Así pues, en marzo de 1975, uniforme verde oliva, fusil al hombro y órdenes de lo más civilizadas, del tipo «dispare primero y pregunte después«, y algunas instrucciones muy fáciles de entender: «lo que está quieto se pinta, lo que se mueve se saluda«. Y aquí vienen las anécdotas, que ahora, 46 años después, causan gracia. La desconfianza de los oficiales y suboficiales hacia los soldados era tan grande, pues hubo varios casos de soldados conscriptos afiliados a la guerrilla que facilitaron voluntariamente la entrada de subversivos a los cuarteles en los que prestaban servicio, llegando, en algún caso, a degollar a traición al centinela de turno -un soldado conscripto como ellos mismos-, que todos éramos sospechosos de todo. Nos revisaban las municiones regularmente para prevenir sabotajes y, de noche, el relevo de los puestos de guardia en los límites del cuartel, que tradicionalmente se hacía por un pelotón de soldaditos al mando de un suboficial, puesto por puesto, centinela por centinela, pasó a hacerse individualmente, caminando a solas por el medio de las instalaciones, imaginando que cada sombra era un enemigo al acecho, esperando para emboscarte por la espalda. Incluso llevábamos el fusil cargado y, aunque con el seguro puesto, bastaba un simple movimiento del dedo pulgar para liberar una pequeña palanquita metálica y empezar a disparar (eran fusiles semiautomáticos calibre 7,62 mm). Nosotros los soldaditos nos conocíamos unos a otros incluso a oscuras, por la silueta, la forma de caminar, de llevar el arma, etc, así que si no reconocíamos una sombra como perteneciente a uno de nosotros, inmediatamente liberábamos el seguro del fusil, nos ocultábamos donde fuera posible y recién después pedíamos el «alto, quién vive«, «identifíquese«, «santo y seña«… o lo que fuese.

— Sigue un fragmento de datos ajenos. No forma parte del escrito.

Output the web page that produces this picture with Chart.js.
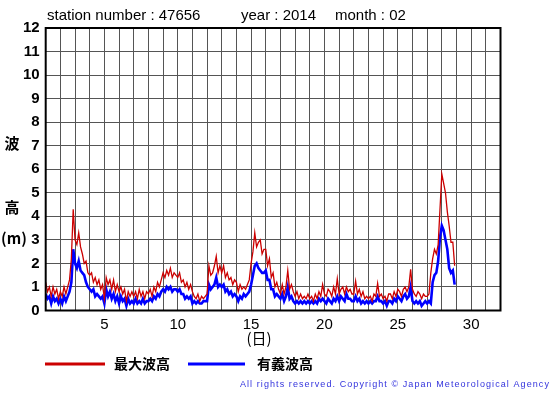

Pues bien, una madrugada me relevan a mí del puesto más alejado del límite del cuartel, y vuelvo caminando tranquilamente, pensando en llegar a la guardia, tomar algo caliente, fumarme un cigarrillo (ya dejé el vicio) y descansar un poco; cuando, al pasar junto a un cantero lleno de plantas, por el rabillo del ojo izquierdo veo, entre sombras, una cabeza con casco y el cañón de un fusil asomando entre la vegetación -los guerrilleros usaban uniformes iguales a los nuestros para crear confusión-, así que en fracciones de segundo por mi mente pasó toda una película de terror: ¡¡¡ los subversivos habían copado el cuartel, el que estaba escondido me estaba esperando para dispararme por la espalda y eran los últimos instantes de mi vida !!! Heroicamente decidí jugármela, liberé el seguro de mi fusil y empecé a girar lentamente hacia mi izquierda al mismo tiempo que bajaba el arma para disparar, y por mi mente pasó el que tal vez hubiera sido mi último pensamiento: VIEJA, PERDONAME EL DISGUSTO QUE TE VA  A CAUSAR SABER QUE MORÍ ASÍ, cuando reconocí al que estaba allí en cuclillas, un compañero mío, que, con los pantalones bajos, me dijo, angustiado: ¡¡¡no llegué al baño, René!!!

Bueno, el mismo pensamiento de VIEJA PERDONAME se repitió un par de veces más, aunque, gracias a Dios nunca me vi obligado a dispararle a nadie. También, en 1982, cuando la dictadura militar estaba de últimas pero se resistía a irse, milité en política, a favor de una salida democrática, y vinieron a buscarme a la salida del trabajo unos policías de ropas civiles y en un auto particular, y otra vez el mismo pensamiento: VIEJA PERDONAME. Por suerte me soltaron al día siguiente, sin mayores consecuencias, un poco de tortura psicológica del tipo «pensá lo que te puede pasar si no te calmás y cerrás la boca«. Pero el pensamiento de invocar a MAMÁ me quedó dando vueltas en la cabeza por años, suponiendo yo que era muy tonto, en unos trances como los que he relatado, invocar a MAMÁ, hasta que, cuarenta años después, compré un libro de historia naval, mi mayor pasión en el tema historia.

Se trataba del libro «Capitán de destructor japonés», autobiografía de un legendario comandante de la Armada Imperial Japonés en la Segunda Guerra Mundial, que llegó a ser llamado «el capitán milagro»: el capitán de navío Tameichi Hara.

Leyendo el relato del capitán Hara, llegué a un párrafo que transcribo a continuación:

Un caza amerizó junto a mi buque. Ordené máquinas atrás toda y nos detuvimos a tiempo para recoger al piloto malherido antes de que el avión se hundiera. Mientras mi tripulación le prodigaba los primeros auxilios, el joven piloto expiró, murmurando «MADRE»

Os juro que se me aflojaron las rodillas, se me llenaron los ojos de lágrimas, me sentí casi un hermano del joven japonés (que de ninguna manera era un kamikaze), y, bueno, me reivindiqué conmigo mismo: la Vieja, Mamá, el núcleo del núcleo de la Clase Media, así, con mayúscula, que nos lo hemos ganado con demasiada sangre, amor a la familia y lágrimas.